Given information =>
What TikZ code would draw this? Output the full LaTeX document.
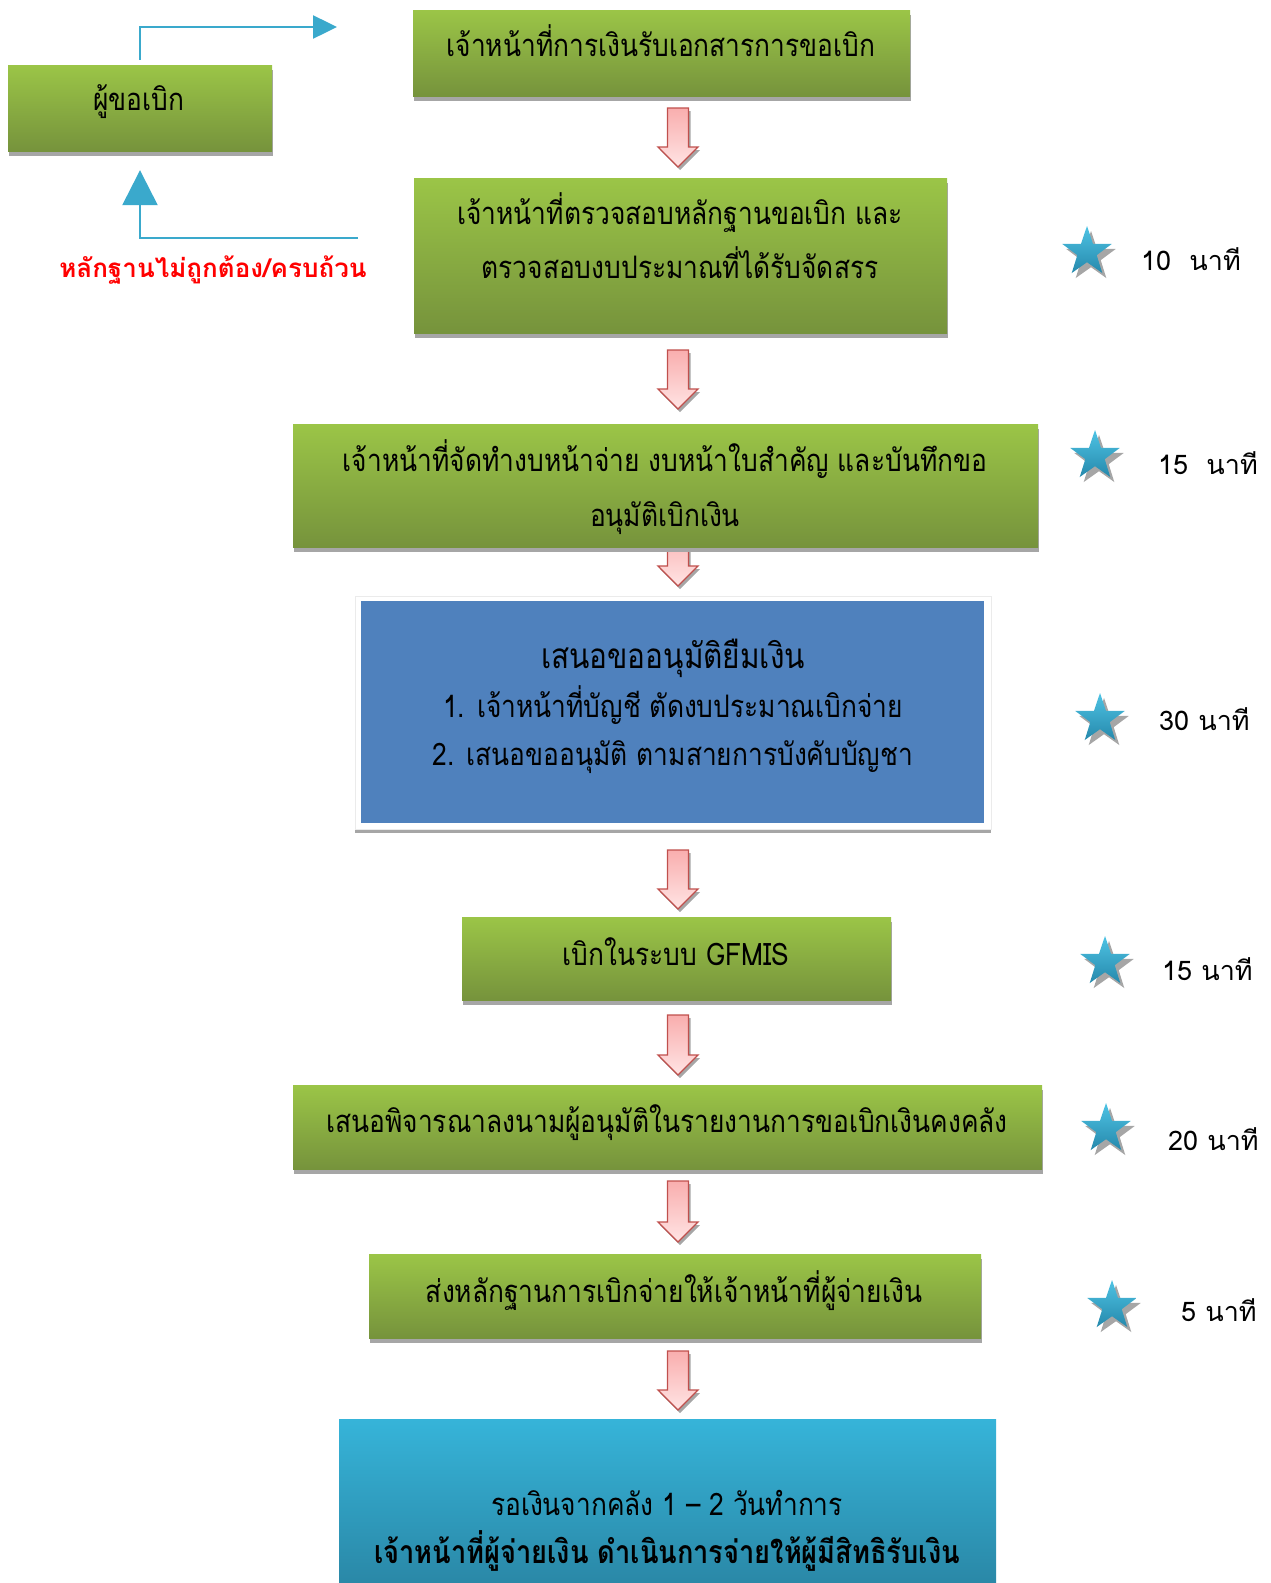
\documentclass[tikz,border=0pt]{standalone}
\usepackage{fontspec}
\usetikzlibrary{shapes.geometric,shadows,arrows.meta}
\newfontfamily\thaifont[Script=Thai,FakeStretch=0.85]{Loma}
\newfontfamily\thaiplain[Script=Thai]{Loma}
\definecolor{gtop}{HTML}{9BC547}
\definecolor{gbot}{HTML}{76933C}
\definecolor{shgray}{HTML}{A6A6A6}
\definecolor{bluebox}{HTML}{4F81BD}
\definecolor{cyantop}{HTML}{36B4D9}
\definecolor{cyanbot}{HTML}{2A88A7}
\definecolor{conn}{HTML}{3AA9CC}
\definecolor{arrred}{HTML}{C0504D}
\definecolor{pinktop}{HTML}{F9AEAE}
\definecolor{pinkbot}{HTML}{FFE4E4}
\definecolor{startop}{HTML}{4EC3E4}
\definecolor{starbot}{HTML}{2689AC}
\definecolor{redtxt}{HTML}{FF0000}
\tikzset{
  greenbox/.style={rectangle,inner sep=0pt,draw=none,shading=axis,top color=gtop,bottom color=gbot,
    drop shadow={shadow xshift=1pt,shadow yshift=-5pt,fill=shgray,opacity=1}},
  boxtxt/.style={inner sep=0pt,anchor=base,font=\thaifont\fontsize{31}{37}\selectfont,text=black},
  timetxt/.style={inner sep=0pt,anchor=base west,font=\thaiplain\fontsize{27}{32}\selectfont,text=black},
  starnode/.style={star,star points=5,star point ratio=2.55,minimum size=52pt,inner sep=0pt,draw=none,
    shading=axis,top color=startop,bottom color=starbot,
    drop shadow={shadow xshift=4pt,shadow yshift=-5pt,fill=shgray,opacity=1}},
  pinkarrow/.style={draw=arrred,line width=1.3pt,line join=miter,shading=axis,top color=pinktop,bottom color=pinkbot,
    drop shadow={shadow xshift=2pt,shadow yshift=-3pt,fill=shgray,opacity=1}},
  connline/.style={draw=conn,line width=2.5pt},
}
\newcommand\blockarrow[3]{%
  \path[pinkarrow] ({#1-10.5},#2) -- ({#1+10.5},#2) -- ({#1+10.5},{#3-20}) -- ({#1+20},{#3-20})
    -- (#1,#3) -- ({#1-20},{#3-20}) -- ({#1-10.5},{#3-20}) -- cycle;}
\begin{document}
\begin{tikzpicture}[x=1pt,y=-1pt]
\useasboundingbox (0,0) rectangle (1270,1583);
% pink arrows (drawn first so boxes cover their tops)
\blockarrow{678}{108}{167}
\blockarrow{678}{350}{409}
\blockarrow{678}{527}{586}
\blockarrow{678}{850}{909}
\blockarrow{678}{1015}{1075}
\blockarrow{678}{1181}{1242}
\blockarrow{678}{1351}{1410}
% boxes
\node[greenbox,minimum width=497pt,minimum height=86pt] (b1) at (661.5,53) {};
\node[greenbox,minimum width=264pt,minimum height=86pt] (req) at (140,108) {};
\node[greenbox,minimum width=533pt,minimum height=155pt] (b2) at (680.5,255.5) {};
\node[greenbox,minimum width=745pt,minimum height=123pt] (b3) at (665.5,485.5) {};
\node[rectangle,inner sep=0pt,fill=white,draw=black!8,line width=0.8pt,minimum width=636pt,minimum height=233pt,
  drop shadow={shadow xshift=0pt,shadow yshift=-4pt,fill=shgray,opacity=1}] (bframe) at (673,712.5) {};
\node[rectangle,inner sep=0pt,fill=bluebox,minimum width=623pt,minimum height=222pt] (b4) at (672.5,712) {};
\node[greenbox,minimum width=429pt,minimum height=83pt] (b5) at (676.5,958.5) {};
\node[greenbox,minimum width=749pt,minimum height=84pt] (b6) at (667.5,1127) {};
\node[greenbox,minimum width=612pt,minimum height=84pt] (b7) at (675,1296) {};
\node[rectangle,inner sep=0pt,draw=none,shading=axis,top color=cyantop,bottom color=cyanbot,
  minimum width=657pt,minimum height=164pt] (b8) at (667.5,1501) {};
% texts
\node[boxtxt] (t1) at (661,56) {เจ้าหน้าที่การเงินรับเอกสารการขอเบิก};
\node[boxtxt] (treq) at (139,110) {ผู้ขอเบิก};
\node[boxtxt] (t2a) at (680,224) {เจ้าหน้าที่ตรวจสอบหลักฐานขอเบิก และ};
\node[boxtxt] (t2b) at (680,278) {ตรวจสอบงบประมาณที่ได้รับจัดสรร};
\node[boxtxt] (t3a) at (665,471) {เจ้าหน้าที่จัดทำงบหน้าจ่าย งบหน้าใบสำคัญ และบันทึกขอ};
\node[boxtxt] (t3b) at (665,526) {อนุมัติเบิกเงิน};
\node[boxtxt,font=\thaifont\fontsize{35}{41}\selectfont] (t4a) at (673,668) {เสนอขออนุมัติยืมเงิน};
\node[boxtxt] (t4b) at (673,717) {1. เจ้าหน้าที่บัญชี ตัดงบประมาณเบิกจ่าย};
\node[boxtxt] (t4c) at (673,765) {2. เสนอขออนุมัติ ตามสายการบังคับบัญชา};
\node[boxtxt] (t5) at (676,965) {เบิกในระบบ GFMIS};
\node[boxtxt] (t6) at (667,1132) {เสนอพิจารณาลงนามผู้อนุมัติในรายงานการขอเบิกเงินคงคลัง};
\node[boxtxt] (t7) at (674,1302) {ส่งหลักฐานการเบิกจ่ายให้เจ้าหน้าที่ผู้จ่ายเงิน};
\node[boxtxt] (t8a) at (667,1515) {รอเงินจากคลัง 1 – 2 วันทำการ};
\node[boxtxt,font=\thaifont\bfseries\fontsize{32}{38}\selectfont] (t8b) at (667,1563) {เจ้าหน้าที่ผู้จ่ายเงิน ดำเนินการจ่ายให้ผู้มีสิทธิรับเงิน};
% red label
\node[inner sep=0pt,anchor=base,font=\thaiplain\bfseries\fontsize{26}{31}\selectfont,text=redtxt] (lbl) at (213,277) {หลักฐานไม่ถูกต้อง/ครบถ้วน};
% connectors
\coordinate (fwdEnd) at (337,27);
\draw[connline,-{Triangle[width=23pt,length=24pt]}] ([yshift=5pt]req.north) |- (fwdEnd);
\coordinate (backStart) at (358,238);
\coordinate (backTip) at ([yshift=-19pt]req.south);
\draw[connline,-{Triangle[width=35pt,length=35pt]}] (backStart) -| (backTip);
% stars and times
\node[starnode] (s1) at (1087,252) {};
\node[starnode] (s2) at (1095,456) {};
\node[starnode] (s3) at (1100,719) {};
\node[starnode] (s4) at (1105,962) {};
\node[starnode] (s5) at (1106,1129) {};
\node[starnode] (s6) at (1112,1306) {};
\node[timetxt] (m1) at (1141,270) {10\ \ นาที};
\node[timetxt] (m2) at (1158,474) {15\ \ นาที};
\node[timetxt] (m3) at (1159,730) {30 นาที};
\node[timetxt] (m4) at (1162,980) {15 นาที};
\node[timetxt] (m5) at (1168,1150) {20 นาที};
\node[timetxt] (m6) at (1181,1321) {5 นาที};
\end{tikzpicture}
\end{document}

Written problem =>
Images should not appear in the copy; retype the listing above exactly.

Response to the exercise =>
What TikZ code would draw this? Output the full LaTeX document.
\documentclass[tikz,border=0pt]{standalone}
\usepackage{fontspec}
\usetikzlibrary{shapes.geometric,shadows,arrows.meta}
\newfontfamily\thaifont[Script=Thai,FakeStretch=0.85]{Loma}
\newfontfamily\thaiplain[Script=Thai]{Loma}
\definecolor{gtop}{HTML}{9BC547}
\definecolor{gbot}{HTML}{76933C}
\definecolor{shgray}{HTML}{A6A6A6}
\definecolor{bluebox}{HTML}{4F81BD}
\definecolor{cyantop}{HTML}{36B4D9}
\definecolor{cyanbot}{HTML}{2A88A7}
\definecolor{conn}{HTML}{3AA9CC}
\definecolor{arrred}{HTML}{C0504D}
\definecolor{pinktop}{HTML}{F9AEAE}
\definecolor{pinkbot}{HTML}{FFE4E4}
\definecolor{startop}{HTML}{4EC3E4}
\definecolor{starbot}{HTML}{2689AC}
\definecolor{redtxt}{HTML}{FF0000}
\tikzset{
  greenbox/.style={rectangle,inner sep=0pt,draw=none,shading=axis,top color=gtop,bottom color=gbot,
    drop shadow={shadow xshift=1pt,shadow yshift=-5pt,fill=shgray,opacity=1}},
  boxtxt/.style={inner sep=0pt,anchor=base,font=\thaifont\fontsize{31}{37}\selectfont,text=black},
  timetxt/.style={inner sep=0pt,anchor=base west,font=\thaiplain\fontsize{27}{32}\selectfont,text=black},
  starnode/.style={star,star points=5,star point ratio=2.55,minimum size=52pt,inner sep=0pt,draw=none,
    shading=axis,top color=startop,bottom color=starbot,
    drop shadow={shadow xshift=4pt,shadow yshift=-5pt,fill=shgray,opacity=1}},
  pinkarrow/.style={draw=arrred,line width=1.3pt,line join=miter,shading=axis,top color=pinktop,bottom color=pinkbot,
    drop shadow={shadow xshift=2pt,shadow yshift=-3pt,fill=shgray,opacity=1}},
  connline/.style={draw=conn,line width=2.5pt},
}
\newcommand\blockarrow[3]{%
  \path[pinkarrow] ({#1-10.5},#2) -- ({#1+10.5},#2) -- ({#1+10.5},{#3-20}) -- ({#1+20},{#3-20})
    -- (#1,#3) -- ({#1-20},{#3-20}) -- ({#1-10.5},{#3-20}) -- cycle;}
\begin{document}
\begin{tikzpicture}[x=1pt,y=-1pt]
\useasboundingbox (0,0) rectangle (1270,1583);
% pink arrows (drawn first so boxes cover their tops)
\blockarrow{678}{108}{167}
\blockarrow{678}{350}{409}
\blockarrow{678}{527}{586}
\blockarrow{678}{850}{909}
\blockarrow{678}{1015}{1075}
\blockarrow{678}{1181}{1242}
\blockarrow{678}{1351}{1410}
% boxes
\node[greenbox,minimum width=497pt,minimum height=86pt] (b1) at (661.5,53) {};
\node[greenbox,minimum width=264pt,minimum height=86pt] (req) at (140,108) {};
\node[greenbox,minimum width=533pt,minimum height=155pt] (b2) at (680.5,255.5) {};
\node[greenbox,minimum width=745pt,minimum height=123pt] (b3) at (665.5,485.5) {};
\node[rectangle,inner sep=0pt,fill=white,draw=black!8,line width=0.8pt,minimum width=636pt,minimum height=233pt,
  drop shadow={shadow xshift=0pt,shadow yshift=-4pt,fill=shgray,opacity=1}] (bframe) at (673,712.5) {};
\node[rectangle,inner sep=0pt,fill=bluebox,minimum width=623pt,minimum height=222pt] (b4) at (672.5,712) {};
\node[greenbox,minimum width=429pt,minimum height=83pt] (b5) at (676.5,958.5) {};
\node[greenbox,minimum width=749pt,minimum height=84pt] (b6) at (667.5,1127) {};
\node[greenbox,minimum width=612pt,minimum height=84pt] (b7) at (675,1296) {};
\node[rectangle,inner sep=0pt,draw=none,shading=axis,top color=cyantop,bottom color=cyanbot,
  minimum width=657pt,minimum height=164pt] (b8) at (667.5,1501) {};
% texts
\node[boxtxt] (t1) at (661,56) {เจ้าหน้าที่การเงินรับเอกสารการขอเบิก};
\node[boxtxt] (treq) at (139,110) {ผู้ขอเบิก};
\node[boxtxt] (t2a) at (680,224) {เจ้าหน้าที่ตรวจสอบหลักฐานขอเบิก และ};
\node[boxtxt] (t2b) at (680,278) {ตรวจสอบงบประมาณที่ได้รับจัดสรร};
\node[boxtxt] (t3a) at (665,471) {เจ้าหน้าที่จัดทำงบหน้าจ่าย งบหน้าใบสำคัญ และบันทึกขอ};
\node[boxtxt] (t3b) at (665,526) {อนุมัติเบิกเงิน};
\node[boxtxt,font=\thaifont\fontsize{35}{41}\selectfont] (t4a) at (673,668) {เสนอขออนุมัติยืมเงิน};
\node[boxtxt] (t4b) at (673,717) {1. เจ้าหน้าที่บัญชี ตัดงบประมาณเบิกจ่าย};
\node[boxtxt] (t4c) at (673,765) {2. เสนอขออนุมัติ ตามสายการบังคับบัญชา};
\node[boxtxt] (t5) at (676,965) {เบิกในระบบ GFMIS};
\node[boxtxt] (t6) at (667,1132) {เสนอพิจารณาลงนามผู้อนุมัติในรายงานการขอเบิกเงินคงคลัง};
\node[boxtxt] (t7) at (674,1302) {ส่งหลักฐานการเบิกจ่ายให้เจ้าหน้าที่ผู้จ่ายเงิน};
\node[boxtxt] (t8a) at (667,1515) {รอเงินจากคลัง 1 – 2 วันทำการ};
\node[boxtxt,font=\thaifont\bfseries\fontsize{32}{38}\selectfont] (t8b) at (667,1563) {เจ้าหน้าที่ผู้จ่ายเงิน ดำเนินการจ่ายให้ผู้มีสิทธิรับเงิน};
% red label
\node[inner sep=0pt,anchor=base,font=\thaiplain\bfseries\fontsize{26}{31}\selectfont,text=redtxt] (lbl) at (213,277) {หลักฐานไม่ถูกต้อง/ครบถ้วน};
% connectors
\coordinate (fwdEnd) at (337,27);
\draw[connline,-{Triangle[width=23pt,length=24pt]}] ([yshift=5pt]req.north) |- (fwdEnd);
\coordinate (backStart) at (358,238);
\coordinate (backTip) at ([yshift=-19pt]req.south);
\draw[connline,-{Triangle[width=35pt,length=35pt]}] (backStart) -| (backTip);
% stars and times
\node[starnode] (s1) at (1087,252) {};
\node[starnode] (s2) at (1095,456) {};
\node[starnode] (s3) at (1100,719) {};
\node[starnode] (s4) at (1105,962) {};
\node[starnode] (s5) at (1106,1129) {};
\node[starnode] (s6) at (1112,1306) {};
\node[timetxt] (m1) at (1141,270) {10\ \ นาที};
\node[timetxt] (m2) at (1158,474) {15\ \ นาที};
\node[timetxt] (m3) at (1159,730) {30 นาที};
\node[timetxt] (m4) at (1162,980) {15 นาที};
\node[timetxt] (m5) at (1168,1150) {20 นาที};
\node[timetxt] (m6) at (1181,1321) {5 นาที};
\end{tikzpicture}
\end{document}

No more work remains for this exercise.